Abe's cabinet approves USD182 billion economic stimulus plan for Japan
A report on Bloomberg said the cabinet under Prime Minister Shinzo Abe recommended a massive economic package for Japan on Thursday. The cabinet members gave their approval for the economic stimulus designed to pull the economy of Japan out of deflation, and deemed the amount of the package in order to do so at JPY18.6 trillion or USD182 billion. On the other hand, the news agency pointed out that despite the massive figure, much of the funds would be in loans from government-backed lenders and expenses the local governments has spent as scheduled.
Moreover, the main highlight of the economic package is the JPY5.5 trillion Abe ordered in spending measures back in October as an economy booster ahead of an imposed national sales tax increase in April. Also, Bloomberg said in its report that the Japanese government will not be selling any new debt in order to fund such spending.

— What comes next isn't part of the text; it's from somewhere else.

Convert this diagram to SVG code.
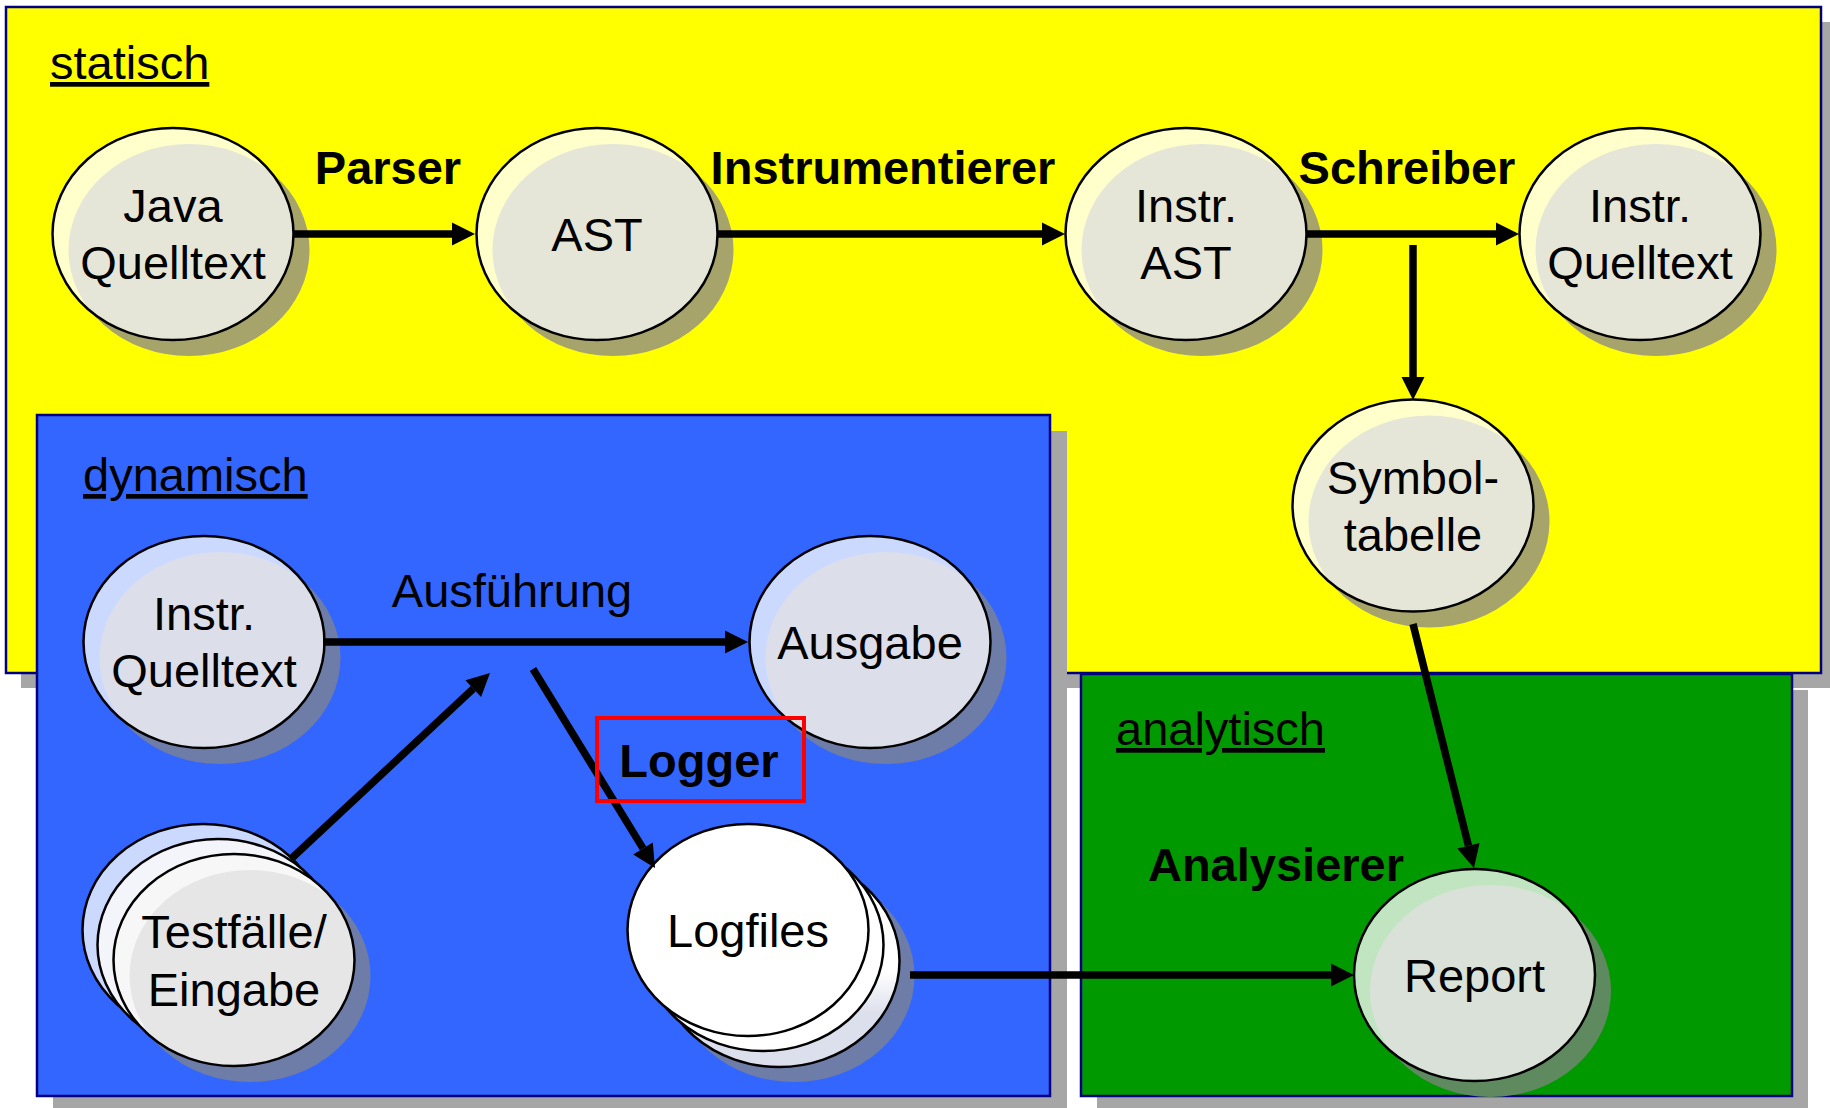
<svg xmlns="http://www.w3.org/2000/svg" width="1830" height="1108" viewBox="0 0 1830 1108">
<defs>
<style>
.txt{font-family:"Liberation Sans",Arial,sans-serif;font-size:47px;fill:#000}
.b{font-weight:bold}
.mid{text-anchor:middle}
.u{text-decoration:underline}
.pshadow{fill:#A6A6A6}
.panel{stroke:#000080;stroke-width:2.5}
.ol{fill:none;stroke:#000;stroke-width:2.5}
.shY{fill:#A6A46A}.hiY{fill:#FFFFCC}.inY{fill:#E6E6D8}
.shB{fill:#6E7CA8}.hiB{fill:#CCD9FF}.inB{fill:#DCDEEA}
.shG{fill:#5F8A5F}.hiG{fill:#C1E5C1}.inG{fill:#D9E1D9}
.conn{fill:none;stroke:#000;stroke-width:7.5}
</style>
<clipPath id="clipE"><ellipse cx="0" cy="0" rx="120.5" ry="106"/></clipPath>
<marker id="arr" markerUnits="userSpaceOnUse" markerWidth="24" markerHeight="24" viewBox="0 -12 24 24" refX="0" refY="0" orient="auto" overflow="visible">
<path d="M0,-11.5 L23,0 L0,11.5 Z" fill="#000"/>
</marker>
<linearGradient id="backLog" x1="0" y1="0" x2="0" y2="1">
<stop offset="0" stop-color="#FFFFFF"/>
<stop offset="0.55" stop-color="#FFFFFF"/>
<stop offset="0.75" stop-color="#DCDFEC"/>
<stop offset="1" stop-color="#DCDFEC"/>
</linearGradient>
</defs>

<g id="panel-statisch">
<rect class="pshadow" x="21" y="22" width="1815" height="666"/>
<rect class="panel" x="6" y="7" width="1815" height="666" fill="#FFFF00"/>
<text class="txt u" x="50" y="79">statisch</text>
</g>
<g id="panel-analytisch">
<rect class="pshadow" x="1097" y="690" width="711" height="418"/>
<rect class="panel" x="1081" y="674" width="711" height="422" fill="#009900"/>
<text class="txt u" x="1116" y="745">analytisch</text>
</g>
<g id="panel-dynamisch">
<rect class="pshadow" x="53" y="431" width="1014" height="677"/>
<rect class="panel" x="37" y="415" width="1013" height="681" fill="#3366FF"/>
<text class="txt u" x="83" y="491">dynamisch</text>
</g>

<g id="node-java" transform="translate(173,234)">
<ellipse class="shY" cx="16" cy="16" rx="120.5" ry="106"/>
<ellipse class="hiY" cx="0" cy="0" rx="120.5" ry="106"/>
<ellipse class="inY" cx="16" cy="16" rx="120.5" ry="106" clip-path="url(#clipE)"/>
<ellipse class="ol" cx="0" cy="0" rx="120.5" ry="106"/>
<text class="txt mid" x="0" y="-12">Java</text>
<text class="txt mid" x="0" y="45">Quelltext</text>
</g>
<g id="node-ast" transform="translate(597,234)">
<ellipse class="shY" cx="16" cy="16" rx="120.5" ry="106"/>
<ellipse class="hiY" cx="0" cy="0" rx="120.5" ry="106"/>
<ellipse class="inY" cx="16" cy="16" rx="120.5" ry="106" clip-path="url(#clipE)"/>
<ellipse class="ol" cx="0" cy="0" rx="120.5" ry="106"/>
<text class="txt mid" x="0" y="17">AST</text>
</g>
<g id="node-instr-ast" transform="translate(1186,234)">
<ellipse class="shY" cx="16" cy="16" rx="120.5" ry="106"/>
<ellipse class="hiY" cx="0" cy="0" rx="120.5" ry="106"/>
<ellipse class="inY" cx="16" cy="16" rx="120.5" ry="106" clip-path="url(#clipE)"/>
<ellipse class="ol" cx="0" cy="0" rx="120.5" ry="106"/>
<text class="txt mid" x="0" y="-12">Instr.</text>
<text class="txt mid" x="0" y="45">AST</text>
</g>
<g id="node-instr-quelltext-static" transform="translate(1640,234)">
<ellipse class="shY" cx="16" cy="16" rx="120.5" ry="106"/>
<ellipse class="hiY" cx="0" cy="0" rx="120.5" ry="106"/>
<ellipse class="inY" cx="16" cy="16" rx="120.5" ry="106" clip-path="url(#clipE)"/>
<ellipse class="ol" cx="0" cy="0" rx="120.5" ry="106"/>
<text class="txt mid" x="0" y="-12">Instr.</text>
<text class="txt mid" x="0" y="45">Quelltext</text>
</g>
<g id="node-symboltabelle" transform="translate(1413,505.5)">
<ellipse class="shY" cx="16" cy="16" rx="120.5" ry="106"/>
<ellipse class="hiY" cx="0" cy="0" rx="120.5" ry="106"/>
<ellipse class="inY" cx="16" cy="16" rx="120.5" ry="106" clip-path="url(#clipE)"/>
<ellipse class="ol" cx="0" cy="0" rx="120.5" ry="106"/>
<text class="txt mid" x="0" y="-12">Symbol-</text>
<text class="txt mid" x="0" y="45">tabelle</text>
</g>
<g id="node-instr-quelltext-dyn" transform="translate(204,642)">
<ellipse class="shB" cx="16" cy="16" rx="120.5" ry="106"/>
<ellipse class="hiB" cx="0" cy="0" rx="120.5" ry="106"/>
<ellipse class="inB" cx="16" cy="16" rx="120.5" ry="106" clip-path="url(#clipE)"/>
<ellipse class="ol" cx="0" cy="0" rx="120.5" ry="106"/>
<text class="txt mid" x="0" y="-12">Instr.</text>
<text class="txt mid" x="0" y="45">Quelltext</text>
</g>
<g id="node-ausgabe" transform="translate(870,642)">
<ellipse class="shB" cx="16" cy="16" rx="120.5" ry="106"/>
<ellipse class="hiB" cx="0" cy="0" rx="120.5" ry="106"/>
<ellipse class="inB" cx="16" cy="16" rx="120.5" ry="106" clip-path="url(#clipE)"/>
<ellipse class="ol" cx="0" cy="0" rx="120.5" ry="106"/>
<text class="txt mid" x="0" y="17">Ausgabe</text>
</g>
<g id="node-testfaelle" transform="translate(234,960)">
<ellipse class="shB" cx="16" cy="16" rx="120.5" ry="106"/>
<ellipse cx="-31" cy="-30" rx="120.5" ry="106" fill="#CCD9FF" stroke="#000" stroke-width="2.5"/>
<ellipse cx="-16" cy="-15" rx="120.5" ry="106" fill="#F3F5FA" stroke="#000" stroke-width="2.5"/>
<ellipse cx="0" cy="0" rx="120.5" ry="106" fill="#F7F7F7"/>
<ellipse cx="16" cy="16" rx="120.5" ry="106" fill="#E6E6E6" clip-path="url(#clipE)"/>
<ellipse class="ol" cx="0" cy="0" rx="120.5" ry="106"/>
<text class="txt mid" x="0" y="-12">Testfälle/</text>
<text class="txt mid" x="0" y="46">Eingabe</text>
</g>
<g id="node-logfiles" transform="translate(748,930)">
<ellipse class="shB" cx="46" cy="46" rx="120.5" ry="106"/>
<ellipse cx="31" cy="31" rx="120.5" ry="106" fill="url(#backLog)" stroke="#000" stroke-width="2.5"/>
<ellipse cx="15" cy="15" rx="120.5" ry="106" fill="#FFFFFF" stroke="#000" stroke-width="2.5"/>
<ellipse cx="0" cy="0" rx="120.5" ry="106" fill="#FFFFFF" stroke="#000" stroke-width="2.5"/>
<text class="txt mid" x="0" y="17">Logfiles</text>
</g>
<g id="node-report" transform="translate(1474.5,975)">
<ellipse class="shG" cx="16" cy="16" rx="120.5" ry="106"/>
<ellipse class="hiG" cx="0" cy="0" rx="120.5" ry="106"/>
<ellipse class="inG" cx="16" cy="16" rx="120.5" ry="106" clip-path="url(#clipE)"/>
<ellipse class="ol" cx="0" cy="0" rx="120.5" ry="106"/>
<text class="txt mid" x="0" y="17">Report</text>
</g>

<g id="connectors">
<path class="conn" d="M293,234 L452,234" marker-end="url(#arr)"/>
<path class="conn" d="M717,234 L1042,234" marker-end="url(#arr)"/>
<path class="conn" d="M1307,234 L1496,234" marker-end="url(#arr)"/>
<path class="conn" d="M1413,245 L1413,377" marker-end="url(#arr)"/>
<path class="conn" d="M1413,624 L1468.4,845.7" marker-end="url(#arr)"/>
<path class="conn" d="M323,642 L725,642" marker-end="url(#arr)"/>
<path class="conn" d="M292,858 L473.2,688.7" marker-end="url(#arr)"/>
<path class="conn" d="M533,669 L643,848.4" marker-end="url(#arr)"/>
<path class="conn" d="M910,975 L1331,975" marker-end="url(#arr)"/>
</g>

<g id="labels">
<text class="txt b mid" x="388" y="184">Parser</text>
<text class="txt b mid" x="883" y="184">Instrumentierer</text>
<text class="txt b mid" x="1407" y="184">Schreiber</text>
<text class="txt mid" x="512" y="607">Ausführung</text>
<rect x="597" y="718" width="207" height="83" fill="none" stroke="#FF0000" stroke-width="4"/>
<text class="txt b mid" x="699" y="777">Logger</text>
<text class="txt b mid" x="1276" y="881">Analysierer</text>
</g>
</svg>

The massive economic plan had concerned economy observers that the Japanese government had not veered away from its piecemeal policymaking and stop-gap measures, of which some have credited them as cause for the delay in long-term growth.
Mitsubishi UFJ Morgan Stanley Securities senior economist Hiroshi Miyazaki said, "Market participants want the government to focus even more energy on economic policy. Some of these items, like reconstruction from the earthquake, were already scheduled and don't really constitute an economic strategy."
The Cabinet Office claimed that the measures approved on Thursday will add a percentage point to the country's gross domestic product and will create 250,000 jobs for its people.
The report by Bloomberg said the economic plan contained measures to boost the country's competitiveness, aid youth, women and elderly, increase reconstruction of destroyed infrastructure courtesy of the earthquake and tsunami events happened last March 2011, and build new infrastructure in preparation for the 2020 Tokyo Olympics.